With enterprises trying to squeeze more out of every bit of data they collect, making sure data from various sources is consistent is crucial to avoid duplication and aid machine processing.
To help expand knowledge in the field business and legal news provider Thomson Reuters is expanding its relationship with the University of Waterloo by funding a research chair in data cleansing, to be held by professor Ihab Ilyas of the university’s Cheriton School of Computer Science.
His work includes investigating new methods for storing, cleaning, and curating data. By holding a research chair Ilyas will continue focusing on integrating and curating data in an effort to overcome the problem of data silos, and help businesses make better use of their data.
The research chair is an extension of work on structuring unstructured data the company and the university have already started, said Brian Zubert, director of Thompson Reuters’ Waterloo Lab, which is located in the city’s Communitech startup incubator. The year-old lab, one of three TR has in the world — the others are in London and Boston, with two more coming this year — has seven full-time data scientists with a mandate to get close to TR customers and academic and startup talent.
Some corporate datasets are “dirty,” Zubert explained — text may refer to Microsoft as MS, for example, or use “U” as a shorthand for “you.” This is a particular problem in older databases where data fields were shorter than they are today and users had to use abbreviations.

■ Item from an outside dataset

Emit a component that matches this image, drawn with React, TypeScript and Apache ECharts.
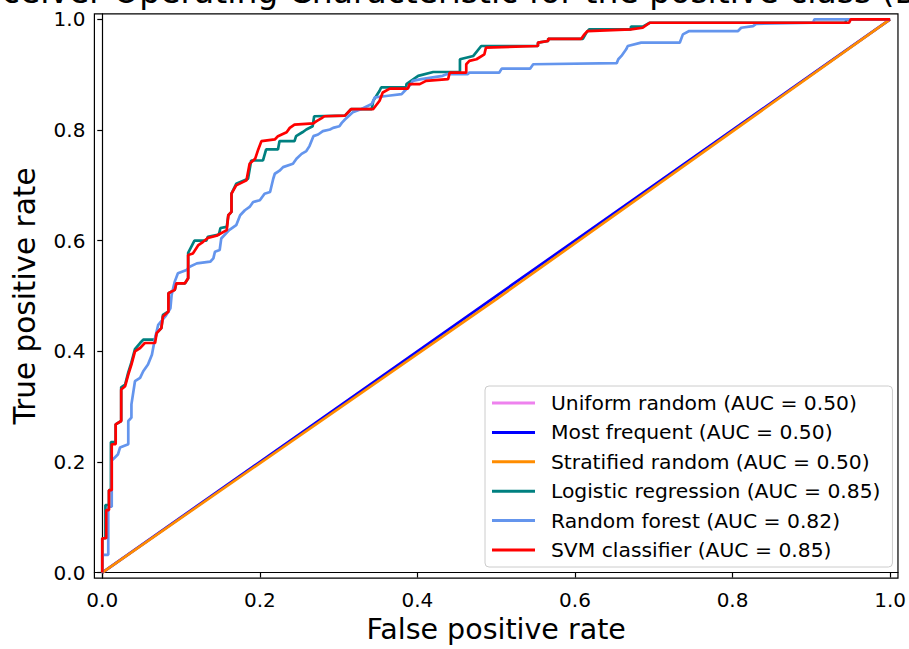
import React, { useEffect, useRef } from "react";
import * as echarts from "echarts";

const FONT = "DejaVu Sans";

const seriesNames = [
  "Uniform random (AUC = 0.50)",
  "Most frequent (AUC = 0.50)",
  "Stratified random (AUC = 0.50)",
  "Logistic regression (AUC = 0.85)",
  "Random forest (AUC = 0.82)",
  "SVM classifier (AUC = 0.85)",
];
const seriesColors = ["#EE82EE", "#0000FF", "#FF8C00", "#008080", "#6495ED", "#FF0000"];

const tickValues = [0, 0.2, 0.4, 0.6, 0.8, 1.0];

const uniformRoc = [[0, 0], [1, 1]];
const mostFrequentRoc = [[0, 0], [1, 1]];
const stratifiedRoc = [[0, 0], [0.5, 0.494], [1, 1]];

const logisticRoc = [
  [0, 0], [0, 0.062], [0.004, 0.062], [0.004, 0.122], [0.0085, 0.122], [0.0085, 0.149], [0.011, 0.149],
  [0.011, 0.236], [0.017, 0.236], [0.017, 0.268], [0.024, 0.274], [0.024, 0.335], [0.029, 0.34],
  [0.033, 0.362], [0.037, 0.38], [0.0415, 0.404], [0.048, 0.415], [0.052, 0.421], [0.067, 0.421],
  [0.069, 0.433], [0.075, 0.442], [0.077, 0.466], [0.084, 0.472], [0.084, 0.505], [0.092, 0.511],
  [0.094, 0.523], [0.105, 0.523], [0.109, 0.532], [0.109, 0.578], [0.117, 0.6], [0.132, 0.6],
  [0.134, 0.607], [0.148, 0.611], [0.15, 0.623], [0.158, 0.625], [0.16, 0.646], [0.164, 0.652],
  [0.164, 0.685], [0.17, 0.703], [0.185, 0.712], [0.189, 0.745], [0.204, 0.745], [0.208, 0.765],
  [0.223, 0.765], [0.225, 0.78], [0.244, 0.78], [0.246, 0.789], [0.254, 0.796], [0.259, 0.801],
  [0.267, 0.807], [0.269, 0.825], [0.308, 0.826], [0.316, 0.838], [0.342, 0.838], [0.344, 0.853],
  [0.352, 0.871], [0.354, 0.877], [0.386, 0.877], [0.386, 0.883], [0.401, 0.898], [0.42, 0.905],
  [0.454, 0.905], [0.454, 0.928], [0.471, 0.934], [0.481, 0.952], [0.553, 0.952], [0.553, 0.958],
  [0.566, 0.961], [0.566, 0.965], [0.61, 0.965], [0.614, 0.975], [0.618, 0.982], [0.671, 0.982],
  [0.671, 0.987], [0.686, 0.987], [0.695, 0.994], [0.943, 0.994], [0.945, 1.0], [1, 1],
];

const forestRoc = [
  [0, 0], [0, 0.032], [0.0076, 0.032], [0.0076, 0.119], [0.012, 0.119], [0.012, 0.2025], [0.016, 0.208],
  [0.02, 0.214], [0.0225, 0.226], [0.033, 0.232], [0.033, 0.274], [0.037, 0.28], [0.037, 0.304],
  [0.0415, 0.346], [0.048, 0.352], [0.052, 0.364], [0.058, 0.376], [0.063, 0.394], [0.067, 0.424],
  [0.071, 0.448], [0.08, 0.463], [0.0865, 0.478], [0.088, 0.502], [0.092, 0.526], [0.096, 0.541],
  [0.107, 0.547], [0.111, 0.553], [0.12, 0.559], [0.137, 0.562], [0.141, 0.568], [0.143, 0.58],
  [0.149, 0.583], [0.151, 0.604], [0.161, 0.619], [0.17, 0.628], [0.175, 0.646], [0.181, 0.655],
  [0.187, 0.661], [0.1915, 0.67], [0.2, 0.673], [0.206, 0.685], [0.213, 0.688], [0.217, 0.712],
  [0.219, 0.721], [0.225, 0.7265], [0.2295, 0.733], [0.242, 0.739], [0.2465, 0.748], [0.253, 0.757],
  [0.259, 0.762], [0.263, 0.771], [0.268, 0.789], [0.274, 0.792], [0.28, 0.798], [0.289, 0.801],
  [0.293, 0.804], [0.301, 0.807], [0.304, 0.813], [0.308, 0.819], [0.318, 0.832], [0.329, 0.838],
  [0.342, 0.847], [0.346, 0.859], [0.363, 0.862], [0.38, 0.865], [0.384, 0.871], [0.392, 0.883],
  [0.394, 0.889], [0.405, 0.892], [0.432, 0.898], [0.437, 0.901], [0.464, 0.901], [0.466, 0.904],
  [0.504, 0.904], [0.507, 0.911], [0.543, 0.911], [0.547, 0.919], [0.653, 0.921], [0.655, 0.928],
  [0.659, 0.934], [0.665, 0.946], [0.667, 0.952], [0.684, 0.958], [0.733, 0.958], [0.737, 0.973],
  [0.745, 0.979], [0.807, 0.979], [0.811, 0.985], [0.826, 0.988], [0.83, 0.992], [0.902, 0.994],
  [0.904, 1.0], [1, 1],
];

const svmRoc = [
  [0, 0], [0, 0.062], [0.005, 0.062], [0.005, 0.113], [0.0085, 0.113], [0.0085, 0.149], [0.012, 0.149],
  [0.012, 0.232], [0.017, 0.232], [0.017, 0.268], [0.024, 0.274], [0.024, 0.331], [0.029, 0.337],
  [0.033, 0.358], [0.037, 0.376], [0.0415, 0.4], [0.048, 0.406], [0.054, 0.415], [0.067, 0.415],
  [0.069, 0.433], [0.075, 0.442], [0.077, 0.463], [0.084, 0.472], [0.084, 0.505], [0.092, 0.511],
  [0.094, 0.523], [0.105, 0.523], [0.109, 0.532], [0.109, 0.574], [0.115, 0.577], [0.122, 0.592],
  [0.128, 0.598], [0.134, 0.605], [0.145, 0.609], [0.158, 0.619], [0.16, 0.646], [0.164, 0.652],
  [0.164, 0.685], [0.17, 0.7], [0.183, 0.709], [0.187, 0.739], [0.194, 0.748], [0.198, 0.765],
  [0.202, 0.78], [0.219, 0.783], [0.223, 0.789], [0.234, 0.796], [0.238, 0.804], [0.244, 0.81],
  [0.268, 0.812], [0.272, 0.816], [0.278, 0.821], [0.282, 0.825], [0.308, 0.826], [0.316, 0.838],
  [0.344, 0.838], [0.352, 0.853], [0.356, 0.868], [0.365, 0.875], [0.388, 0.875], [0.39, 0.883],
  [0.403, 0.883], [0.411, 0.889], [0.439, 0.892], [0.441, 0.904], [0.462, 0.904], [0.462, 0.919],
  [0.466, 0.925], [0.475, 0.928], [0.485, 0.937], [0.487, 0.949], [0.553, 0.952], [0.553, 0.958],
  [0.566, 0.961], [0.566, 0.965], [0.608, 0.965], [0.612, 0.973], [0.616, 0.979], [0.671, 0.982],
  [0.686, 0.985], [0.695, 0.994], [0.948, 0.994], [0.95, 1.0], [1, 1],
];

const curves = [uniformRoc, mostFrequentRoc, stratifiedRoc, logisticRoc, forestRoc, svmRoc];

export default function App() {
  const ref = useRef<HTMLDivElement>(null);
  useEffect(() => {
    if (!ref.current) return;
    const chart = echarts.init(ref.current, null, { renderer: "svg" });
    const axisCommon = {
      type: "value" as const,
      min: -0.01,
      max: 1.01,
      splitLine: { show: false },
      axisLine: { show: true, lineStyle: { color: "#000", width: 1.2 } },
      axisTick: {
        show: true,
        customValues: tickValues,
        length: 5,
        inside: false,
        lineStyle: { color: "#000", width: 1.2 },
      },
      axisLabel: {
        customValues: tickValues,
        formatter: (v: number) => v.toFixed(1),
        color: "#000",
        fontSize: 20,
        fontFamily: FONT,
      },
      nameLocation: "middle" as const,
      nameTextStyle: { color: "#000", fontSize: 28.5, fontFamily: FONT },
    };
    chart.setOption({
      animation: false,
      backgroundColor: "#fff",
      grid: {
        left: 94.4,
        right: 10.3,
        top: 13.9,
        bottom: 67.4,
        show: true,
        borderColor: "#000",
        borderWidth: 1.2,
        backgroundColor: "transparent",
      },
      xAxis: {
        ...axisCommon,
        name: "False positive rate",
        nameGap: 36,
        axisLabel: { ...axisCommon.axisLabel, margin: 12 },
      },
      yAxis: {
        ...axisCommon,
        name: "True positive rate",
        nameGap: 54,
        nameTextStyle: { color: "#000", fontSize: 29.5, fontFamily: FONT },
        axisLabel: { ...axisCommon.axisLabel, margin: 9 },
      },
      legend: {
        orient: "vertical",
        left: 485,
        top: 386,
        padding: [7, 12, 7, 7],
        itemWidth: 43,
        itemHeight: 3,
        itemGap: 9.4,
        icon: "rect",
        backgroundColor: "rgba(255,255,255,0.8)",
        borderColor: "#cccccc",
        borderWidth: 1,
        borderRadius: 4,
        data: seriesNames,
        textStyle: {
          color: "#000",
          fontSize: 20.3,
          fontFamily: FONT,
          lineHeight: 20,
          padding: [0, 0, 0, 11],
        },
      },
      graphic: [
        {
          type: "text",
          x: -40,
          y: -9,
          silent: true,
          style: {
            text: "Receiver Operating Characteristic for the positive class (Diabetes)",
            fontSize: 33,
            fontFamily: FONT,
            fill: "#000",
            align: "left",
            verticalAlign: "middle",
          },
        },
      ],
      series: curves.map((data, i) => ({
        type: "line",
        name: seriesNames[i],
        data,
        showSymbol: false,
        symbol: "none",
        color: seriesColors[i],
        lineStyle: { color: seriesColors[i], width: 2.7 },
        clip: true,
        z: 2 + i,
      })),
    });
    return () => chart.dispose();
  }, []);
  return (
    <div
      ref={ref}
      style={{ position: "fixed", left: 0, top: 0, width: 909, height: 649, background: "#fff" }}
    />
  );
}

For machine processing data has to be well-structured, clean, consistent and accurate, he said, otherwise it’s impossible for users to make decisions from it. “Accuracy becomes extraordinarily important, and that’s where research like this really plays well not only at Thomson Reuters but also our customers.”
It was one of several announcements the two institutions made Wednesday to extend their partnership. Other moves include:
·Thomson Reuters is providing a deal on software licences so over 600 students and researchers at the faculty of mathematics and the school of accounting and finance at Waterloo can use its Eikon financial market transaction platform. That platform will give students with the opportunity to apply financial theory to practice, Zubert said;
·Joint collaboration with the Problem Lab, a new program run by Larry Smith, author and adjunct associate professor with the Waterloo’s department of economics and the Conrad Centre. The Problem Lab helps students find and understand real-world problems, which can aid those who want to create startups;
·Four positions for undergraduate and graduate level UWaterloo students (three co-op: UX design, data science, and startup engagement, and one PhD internship: data science) will be created in the TR Waterloo lab. In addition, it will create a position for a full-time position for a master’s or PhD graduate.
All this adds to TR and UWaterloo collaborations in research of e-discovery, and helping students in masters’ programs.
In addition to its lab in Waterloo, Thomson Reuters recently expanded its research and development operations in Canada by opening a centre for cognitive computing in Toronto. It’s now looking for experienced data scientists and technology researchers.
“By tapping into some of the brightest talent from the university at earlier levels you’re able to build your own talent pipeline and at the same time help improve the skills of students while they are in school so they have what you need when you want to hire them full time,” Zubert said.